The method is straight forward:

1. Consider one quarter of a unit circle (a quadrant) inscribed inside a square of width 1.0.

2. Randomly choose x, y between 0.0 and 1.0 of a point and determine if the point lies within or outside the quadrant.

3. Keep choosing points.

4. When done, compute the ratio of the points inside the circle to the total number of points. This is an estimate of the ratio of the area of the circle quadrant to the square, which we know to be $$\pi/4$$.

5. We can estimate the value of $$\pi$$ by multiplying by 4.

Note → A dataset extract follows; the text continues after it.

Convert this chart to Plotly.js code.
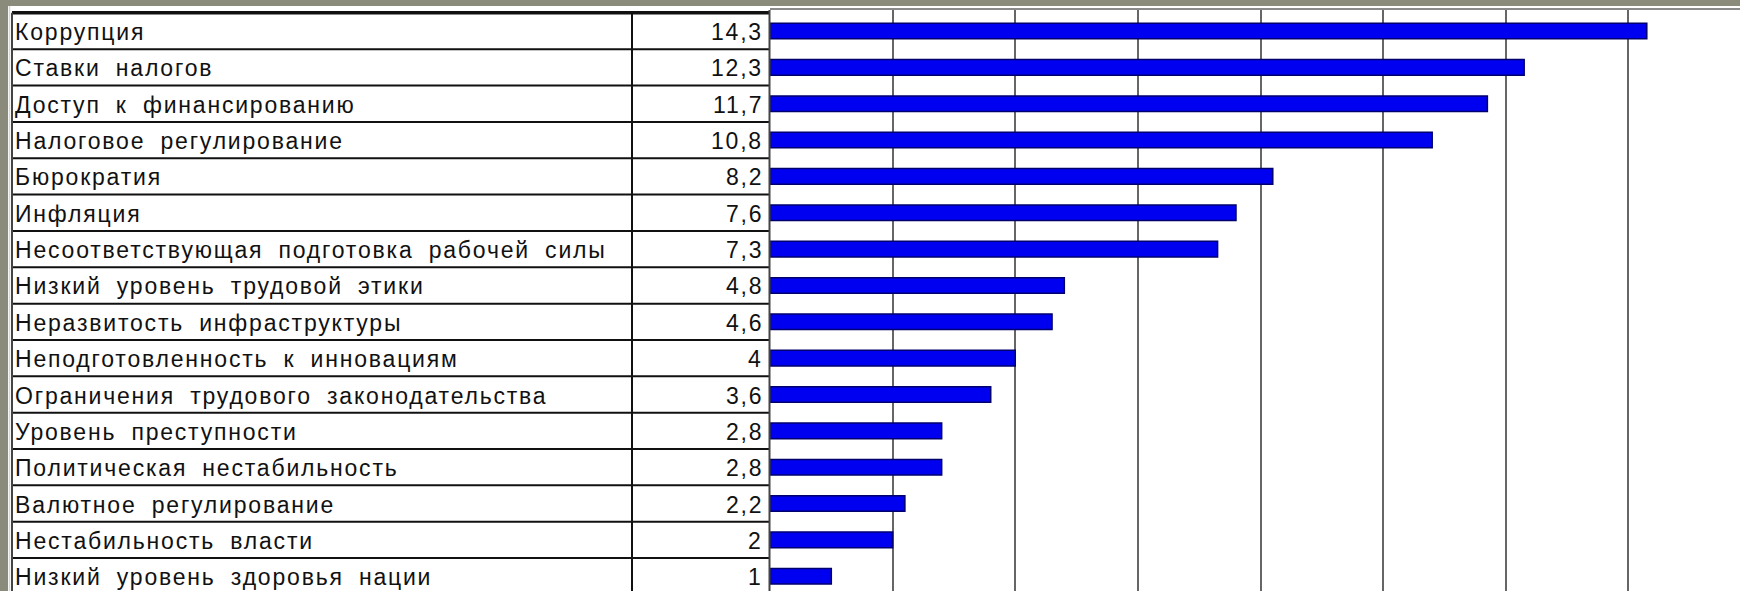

From steps 2 and 3 above, you can infer that there is a loop where a given number of random points are generated and counted as in or out. This type of loop makes this algorithm a candidate for decomposition using a parallel for loop pattern. The following code demonstrates this. In addition, we show how we can use the parallel random number generator library introduced in Chapter 3 in an MPI program- it is very similar to how we used it for the basic OpenMP examples that we showed there.

## Primary patterns used¶

The important patterns to envision in this code are:

1. SPMD, since we have one program that multiple processes all run.

2. Data decomposition, since each process will compute an equal share of the total number of points requested.

3. Parallel for loop split with equal chunks computed by each process (inside the function called Toss()).

4. Reduction communication pattern to combine the results from each process.

5. There is also a broadcast from process 0. See if you can find that and what it was used for.

We start with this relatively straightforward example to illustrate that most MPI applications contain several patterns like this.

• The function called Toss is named that because choosing the numbers is like tossing a dart at the square. Though our use of random numbers makes the tosses far more uniform than a human on a real board.

• The command line argument is the number of random ‘tosses’ to generate.

• We illustrate the block-splitting approach for delving out random numbers to the processes. The default value of 200000 tosses is divisible by 2, 4, and 8 threads so that this will work. We have a check to make sure that the number of tosses is divisible by the number of processes chosen.

• We use the -Ofast compiler flag because in our experience the trng random number generator functions seem to perform better using this.

Exercises

1. Try increasing the number of tosses from 200000 to 2000000, then 20000000, then 200000000, and finally 2000000000 by adding a 0 each time and re-running with 4 or 8 processes. Does the estimated value of pi get more accurate as you increase the number of tosses? NOTE: random number generators have a limit of how many numbers they can generate. If you try too many, it will fail mysteriously.

2. For a challenge: Try changing to the leapfrog method for generating the random values, using the method called ‘split’. Revisit how this was done in Chapter 3.

3. For a challenge: Try using a different random number generation class from the trng library other than yarn2.